BofAML’s category of Life Science Tools, which includes consumables, is played down in contrast, but too much perhaps. Pharmaceutical testing is important but that same testing will be needed for recreational products to ensure purity and standards. The report estimates the testing market to be $800-900M and the LST sector $50M by 2020, maybe $150M at the high end.
In Colorado, medical and recreational sales were down in October due to harvest but overall consumption is up for the year. How much of that is extraction business? Nearly $700 million of medical and recreational marijuana was sold in Colorado in 2014. In only 10 months of recorded data, the 2015 numbers have already passed last year’s mark, with more than $814 million in sales. That is only one state!
Are synthetic cannabinoids the same? Is BofAML playing it too safe by only researching the data on these artificial cannabis potions? After all, synthetic cannabinoids are also sold on the street, cheaply produced with unpredictable side effects. Are synthetic cannabinoids trading off the myriad benefits of cannabis only to create adverse side effects?
The scene has changed fast since the analysts compiled their data and BofAML held its 2015 Healthcare Conference last spring. Several of the companies named have had more serious issues. This illustrates the need for accurate data about a company’s fundamentals and management and not just its progress in the labs.
GW Pharma’s (NASDAQ: GWPH) test results for Sativex were not as promising as expected. Epidiolex is still going through testing stages. The report compares it with synthetic cannabis like Marinol, also known as dronabinol, but its side effects may be byproducts of the refined synthetic material and not indicative of pure cannabis-derived medications. It also creates the misperception that natural cannabis may have those same adverse side effects. Although GW Pharma’s products may be true derivatives of cannabis, its share price has dropped from a high of $134 to $64.36, as of Dec. 22, 2015.

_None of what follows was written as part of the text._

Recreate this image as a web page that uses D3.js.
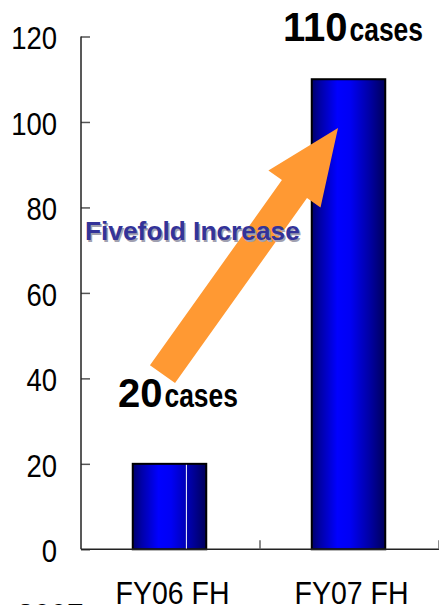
<!DOCTYPE html>
<html>
<head>
<meta charset="utf-8">
<script src="https://cdn.jsdelivr.net/npm/d3@7"></script>
<style>
  html, body { margin: 0; padding: 0; background: #fff; overflow: hidden; }
  svg { display: block; }
  text { font-family: "Liberation Sans", Arial, sans-serif; }
</style>
</head>
<body>
<svg id="chart" width="439" height="605"></svg>
<script>
// Cases per first half of fiscal year
const categories = ["FY06 FH", "FY07 FH"];
const cases = [20, 110];
const yTicks = [0, 20, 40, 60, 80, 100, 120];
const unitLabel = "cases";
const growthLabel = "Fivefold Increase";
const footLabel = "2007";

const svg = d3.select("#chart");

const x = d3.scaleBand().domain(categories).range([81, 439]).paddingInner(0).paddingOuter(0);
const y = d3.scaleLinear().domain([0, 120]).range([549.3, 36.5]);
const barW = 73.5;

// Bar gradient: dark navy edges, bright blue core
const defs = svg.append("defs");
const grad = defs.append("linearGradient").attr("id", "barGrad")
  .attr("x1", "0%").attr("x2", "100%").attr("y1", "0%").attr("y2", "0%");
[["0%", "#00006a"], ["12%", "#0000a8"], ["35%", "#0000ff"], ["52%", "#0000f5"], ["80%", "#0000a0"], ["100%", "#00005a"]]
  .forEach(([o, c]) => grad.append("stop").attr("offset", o).attr("stop-color", c));

// Y axis with inward ticks
const yAxis = svg.append("g").attr("transform", `translate(${x.range()[0]},0)`)
  .call(d3.axisRight(y).tickValues(yTicks).tickSize(9).tickFormat(""));
yAxis.select(".domain").remove();
yAxis.selectAll(".tick line").attr("stroke", "#555").attr("stroke-width", 1.5);
svg.append("line").attr("x1", 81).attr("x2", 81).attr("y1", y(120)).attr("y2", y(0))
  .attr("stroke", "#222").attr("stroke-width", 1.5);

svg.append("g").selectAll("text").data(yTicks).join("text")
  .attr("x", 57).attr("y", d => y(d) + 13)
  .attr("text-anchor", "end").attr("font-size", 27.5).attr("fill", "#000")
  .attr("transform", d => `translate(0,${-(y(d) + 13) * 0.12}) scale(1,1.12)`)
  .text(d => d);

// Bars
const barX = d => x(d) + (x.bandwidth() - barW) / 2 - 1;
svg.append("g").selectAll("rect").data(categories).join("rect")
  .attr("x", d => barX(d))
  .attr("y", (d, i) => y(cases[i]))
  .attr("width", barW)
  .attr("height", (d, i) => y(0) - y(cases[i]))
  .attr("fill", "url(#barGrad)")
  .attr("stroke", "#000").attr("stroke-width", 2);

// thin highlight streak on the first bar
svg.append("line")
  .attr("x1", barX(categories[0]) + barW * 0.73).attr("x2", barX(categories[0]) + barW * 0.73)
  .attr("y1", y(cases[0]) + 1).attr("y2", y(0))
  .attr("stroke", "#fff").attr("stroke-width", 1);

// X axis baseline with category dividers
svg.append("line").attr("x1", 81).attr("x2", 439).attr("y1", y(0)).attr("y2", y(0))
  .attr("stroke", "#222").attr("stroke-width", 1.5);
svg.append("g").selectAll("line").data(categories).join("line")
  .attr("x1", d => x(d) + x.bandwidth()).attr("x2", d => x(d) + x.bandwidth())
  .attr("y1", y(0) - 9).attr("y2", y(0))
  .attr("stroke", "#666").attr("stroke-width", 1.5);

svg.append("g").selectAll("text").data(categories).join("text")
  .attr("x", d => x(d) + x.bandwidth() / 2 + 2)
  .attr("y", 604)
  .attr("text-anchor", "middle").attr("font-size", 28.5).attr("fill", "#000")
  .attr("transform", `translate(0,${-604 * 0.12}) scale(1,1.12)`)
  .text(d => d);

svg.append("text").attr("x", 17).attr("y", 624).attr("font-size", 30).attr("fill", "#000")
  .text(footLabel);

// Growth arrow from the first value up to the second bar
const tail = [x(categories[0]) + 81.5, y(41)];
const tip = [x(categories[1]) + 78, y(98.6)];
const dx = tip[0] - tail[0], dy = tip[1] - tail[1];
const len = Math.hypot(dx, dy);
const u = [dx / len, dy / len], n = [-u[1], u[0]];
const shaftHalf = 15.4, headHalf = 32, headLen = 75;
const base = [tip[0] - u[0] * headLen, tip[1] - u[1] * headLen];
const P = (p, k) => [p[0] + n[0] * k, p[1] + n[1] * k];
const arrowPts = [
  P(tail, shaftHalf), P(base, shaftHalf), P(base, headHalf), tip,
  P(base, -headHalf), P(base, -shaftHalf), P(tail, -shaftHalf)
];
svg.append("polygon").attr("points", arrowPts.map(p => p.join(",")).join(" "))
  .attr("fill", "#ff9933");

// Growth caption with soft shadow
svg.append("text").attr("x", 86.5).attr("y", 241.5).attr("font-size", 26.3).attr("font-weight", "bold")
  .attr("fill", "#a0a0b0").text(growthLabel);
svg.append("text").attr("x", 85).attr("y", 240).attr("font-size", 26.3).attr("font-weight", "bold")
  .attr("fill", "#333399").text(growthLabel);

// Value labels: large bold number followed by a condensed unit word
const valueLabels = [
  { x: 118, y: 407 },
  { x: 283, y: 41 }
];
cases.forEach((v, i) => {
  const { x: lx, y: ly } = valueLabels[i];
  const num = svg.append("text").attr("x", lx).attr("y", ly)
    .attr("font-weight", "bold").attr("font-size", 40).attr("fill", "#000").text(v);
  const nw = num.node().getComputedTextLength();
  const ux = lx + nw + 2;
  svg.append("text").attr("x", 0).attr("y", 0)
    .attr("transform", `translate(${ux},${ly}) scale(0.8,1)`)
    .attr("font-weight", "bold").attr("font-size", 33).attr("fill", "#000").text(unitLabel);
});
</script>
</body>
</html>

Perhaps synthetics were developed as a way around legalization, but do we know that they really are that effective? Judged by the current problems with Insys Therapeutics (NASDAQ: INSY), they were not efficacious, and the company has to deal with serious allegations of fraud.
Zynerba (NASDAQ: ZYNE), a company that produces patent-protected synthetic cannabinoid therapeutics for trans-dermal delivery, will not have any more study results until mid-2016, or early 2017. In the meantime, ZYNE’s share price has dropped from $43 to $11.46, as of Dec. 22, 2015.
Reading Tea Leaves
Although well researched, analysts may also want to spend some more time searching the fundamentals of these new and truly innovative companies and learn the tricky waters they navigate, instead of just banking on the safe ones. Big Pharma getting into the legal cannabis industry may be inevitable, but jumping the gun to create copycat synthetics and subsidizing labs to test them could create misleading and questionable data. For instance, BofAML’s report states that somnolence is a common side effect of cannabis, which is not true of cannabis in general. It depends on the strain. It is a side effect of Indica strains of cannabis, or hybrids containing it, but it is not characteristic of sativa strains. The report also seems to imply that only leaves are sold for smoking, but buds and flower are actually used from the richest part of the plant, the same as in medical use.
There is no doubt the cannabis sector is something of a minefield but maybe the real answer does lie in the actual plant, even from an investment standpoint. Are cannabis companies heading down the same road as typical drug manufacturers or are they really exploring the plant? Like many other aspects of this nascent sector, creative thinking is necessary; we can’t rely on old practices. Credible research on natural plant-derived extracts and cannabinoids should be the real foundation of this industry.